Mas, o que preocupa mais ainda é o modo como os instrutores irão ensinar a manobra recomendando aos candidatos encostar o pneu no meio-fio como um macete para a realização da baliza. Quem é instrutor e quem é aluno sabe muito bem que uma prática muito comum dos instrutores é ditar o passo a passo da receitinha da baliza para que o aluno escreva em um pedaço de papel para não “esquecer” no dia da prova. E a recomendação tem sido de “bater o pneu no meio fio”.

Em tempos de formação de condutores cada vez mais capenga, de índices de reprovação de mais de 80% em alguns CFC’s, cidades e estados, não se deveria instruir os alunos a utilizar obstáculos como macetes para manobras, e creio ter sido esta a intenção do legislador quando escreveu a norma.   

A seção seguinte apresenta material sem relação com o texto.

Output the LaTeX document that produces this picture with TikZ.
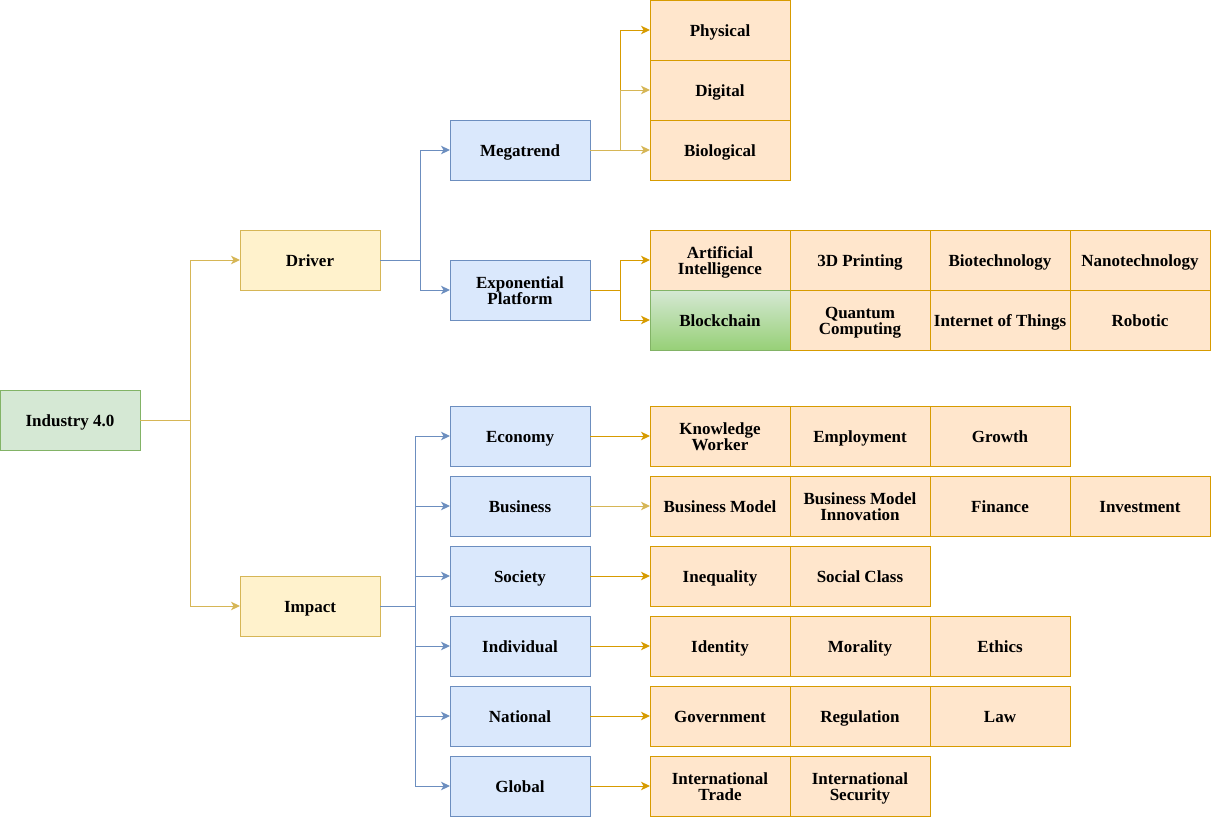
\documentclass[tikz,border=0pt]{standalone}
\usepackage{fontspec}
\setmainfont{Liberation Serif}
\usetikzlibrary{arrows.meta,chains}

\definecolor{BlueFill}{HTML}{DAE8FC}
\definecolor{BlueLine}{HTML}{6C8EBF}
\definecolor{YellowFill}{HTML}{FFF2CC}
\definecolor{YellowLine}{HTML}{D6B656}
\definecolor{GreenFill}{HTML}{D5E8D4}
\definecolor{GreenLine}{HTML}{82B366}
\definecolor{GreenDark}{HTML}{97D077}
\definecolor{OrangeFill}{HTML}{FFE6CC}
\definecolor{OrangeLine}{HTML}{D79B00}

\newcommand{\TopStrut}{\rule{0pt}{17pt}}

\begin{document}
\begin{tikzpicture}[
	x=1pt, y=-1pt,
	node distance = 0pt,
	font=\bfseries\fontsize{17}{16}\selectfont,
	MyStyle/.style={draw, minimum width=140pt, minimum height=60pt,
		outer sep=0pt, inner sep=0pt, line width=1pt, align=center,
		execute at begin node=\TopStrut,
		execute at end node=\rule[-5pt]{0pt}{5pt}},
	BlueStyle/.style={MyStyle, fill=BlueFill, draw=BlueLine},
	YellowStyle/.style={MyStyle, fill=YellowFill, draw=YellowLine},
	GreenStyle/.style={MyStyle, fill=GreenFill, draw=GreenLine},
	OrangeStyle/.style={MyStyle, fill=OrangeFill, draw=OrangeLine, on chain},
	MyArrow/.style={line width=1pt, -{Stealth[length=9pt, width=8.5pt, inset=2.5pt]}},
	]
	\useasboundingbox (0,0) rectangle (1211,817);

	% main tree
	\node [GreenStyle] (ind) at (70,420) {Industry 4.0};
	\node [YellowStyle] (drv) at (310,260) {Driver};
	\node [YellowStyle] (imp) at (310,606) {Impact};
	\node [BlueStyle] (mega) at (520,150) {Megatrend};
	\node [BlueStyle] (expo) at (520,290) {\TopStrut Exponential\\Platform};
	\node [BlueStyle] (eco) at (520,436) {Economy};
	\node [BlueStyle] (bus) at (520,506) {Business};
	\node [BlueStyle] (soc) at (520,576) {Society};
	\node [BlueStyle] (indv) at (520,646) {Individual};
	\node [BlueStyle] (nat) at (520,716) {National};
	\node [BlueStyle] (glob) at (520,786) {Global};

	% megatrend column
	\begin{scope}[start chain = mchain going below]
	\node [OrangeStyle] (phys) at (720,30) {Physical};
	\node [OrangeStyle] (digi) {Digital};
	\node [OrangeStyle] (bio) {Biological};
	\end{scope}

	% platform rows
	\begin{scope}[start chain = pchain going right]
	\node [OrangeStyle] (ai) at (720,260) {\TopStrut Artificial\\Intelligence};
	\node [OrangeStyle] (print) {3D Printing};
	\node [OrangeStyle] (biotech) {Biotechnology};
	\node [OrangeStyle] (nano) {Nanotechnology};
	\end{scope}
	\begin{scope}[start chain = qchain going right]
	\node [MyStyle, top color=GreenFill, bottom color=GreenDark,
		draw=GreenLine, on chain] (block) at (720,320) {Blockchain};
	\node [OrangeStyle] (quant) {\TopStrut Quantum\\Computing};
	\node [OrangeStyle] (iot) {Internet of Things};
	\node [OrangeStyle] (robot) {Robotic};
	\end{scope}

	% impact rows
	\begin{scope}[start chain = echain going right]
	\node [OrangeStyle] (know) at (720,436) {\TopStrut Knowledge\\Worker};
	\node [OrangeStyle] (empl) {Employment};
	\node [OrangeStyle] (grow) {Growth};
	\end{scope}
	\begin{scope}[start chain = bchain going right]
	\node [OrangeStyle] (bmod) at (720,506) {Business Model};
	\node [OrangeStyle] (bmi) {\TopStrut Business Model\\Innovation};
	\node [OrangeStyle] (fin) {Finance};
	\node [OrangeStyle] (inv) {Investment};
	\end{scope}
	\begin{scope}[start chain = schain going right]
	\node [OrangeStyle] (ineq) at (720,576) {Inequality};
	\node [OrangeStyle] (scls) {Social Class};
	\end{scope}
	\begin{scope}[start chain = ichain going right]
	\node [OrangeStyle] (iden) at (720,646) {Identity};
	\node [OrangeStyle] (mor) {Morality};
	\node [OrangeStyle] (eth) {Ethics};
	\end{scope}
	\begin{scope}[start chain = nchain going right]
	\node [OrangeStyle] (gov) at (720,716) {Government};
	\node [OrangeStyle] (reg) {Regulation};
	\node [OrangeStyle] (law) {Law};
	\end{scope}
	\begin{scope}[start chain = gchain going right]
	\node [OrangeStyle] (itrade) at (720,786) {\TopStrut International\\Trade};
	\node [OrangeStyle] (isec) {\TopStrut International\\Security};
	\end{scope}

	% junctions
	\coordinate (j1) at (190,420);
	\coordinate (j2) at (420,260);
	\coordinate (j3) at (620,150);
	\coordinate (j4) at (620,290);
	\coordinate (j5) at (415,606);

	% connectors
	\draw[MyArrow, YellowLine] (ind.east) -- (j1) |- (drv.west);
	\draw[MyArrow, YellowLine] (ind.east) -- (j1) |- (imp.west);
	\draw[MyArrow, BlueLine] (drv.east) -- (j2) |- (mega.west);
	\draw[MyArrow, BlueLine] (drv.east) -- (j2) |- (expo.west);
	\draw[MyArrow, OrangeLine] (mega.east) -- (j3) |- (phys.west);
	\draw[MyArrow, YellowLine] (mega.east) -- (j3) |- (digi.west);
	\draw[MyArrow, YellowLine] (mega.east) -- (bio.west);
	\draw[MyArrow, OrangeLine] (expo.east) -- (j4) |- (ai.west);
	\draw[MyArrow, OrangeLine] (expo.east) -- (j4) |- (block.west);
	\draw[MyArrow, BlueLine] (imp.east) -- (j5) |- (eco.west);
	\draw[MyArrow, BlueLine] (imp.east) -- (j5) |- (bus.west);
	\draw[MyArrow, BlueLine] (imp.east) -- (j5) |- (soc.west);
	\draw[MyArrow, BlueLine] (imp.east) -- (j5) |- (indv.west);
	\draw[MyArrow, BlueLine] (imp.east) -- (j5) |- (nat.west);
	\draw[MyArrow, BlueLine] (imp.east) -- (j5) |- (glob.west);
	\draw[MyArrow, OrangeLine] (eco.east) -- (know.west);
	\draw[MyArrow, YellowLine] (bus.east) -- (bmod.west);
	\draw[MyArrow, OrangeLine] (soc.east) -- (ineq.west);
	\draw[MyArrow, OrangeLine] (indv.east) -- (iden.west);
	\draw[MyArrow, OrangeLine] (nat.east) -- (gov.west);
	\draw[MyArrow, OrangeLine] (glob.east) -- (itrade.west);
\end{tikzpicture}
\end{document}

Talvez, o que mereça reavaliação por parte do CONTRAN para estabelecer a uniformidade e a igualdade na aplicação dos exames de direção em todo o país, e para acabar com a subjetividade na interpretação das bancas examinadoras, seja reescrever as letras “b” e “d” do inciso I, art. 19, dando mais clareza. Afinal, a palavra avançar, seja sobre o meio-fio ou sobre a área de balizamento, tem o significado de lançar-se, adiantar-se, prosseguir, arremessar-se. Mas, também poderia significar “ficar em cima” ou “passar por cima”.

Se avançar sobre o meio fio é considerado “ficar com a roda em cima da guia”, e a mesma expressão é empregada em relação ao balizamento, também há lugar para a interpretação de que encostar no protótipo, haste ou cone não constituiria falta eliminatória, mas sim, ficar com alguma parte do veículo em cima deles.

Será que as Portarias dos Detrans enquanto leis infralegais e hierarquicamente inferiores, têm o poder de decidir essa questão com base na subjetividade e na exegese passando por cima de uma Resolução, que tem força de lei federal? Tornar o texto da Resolução mais claro resolveria o problema?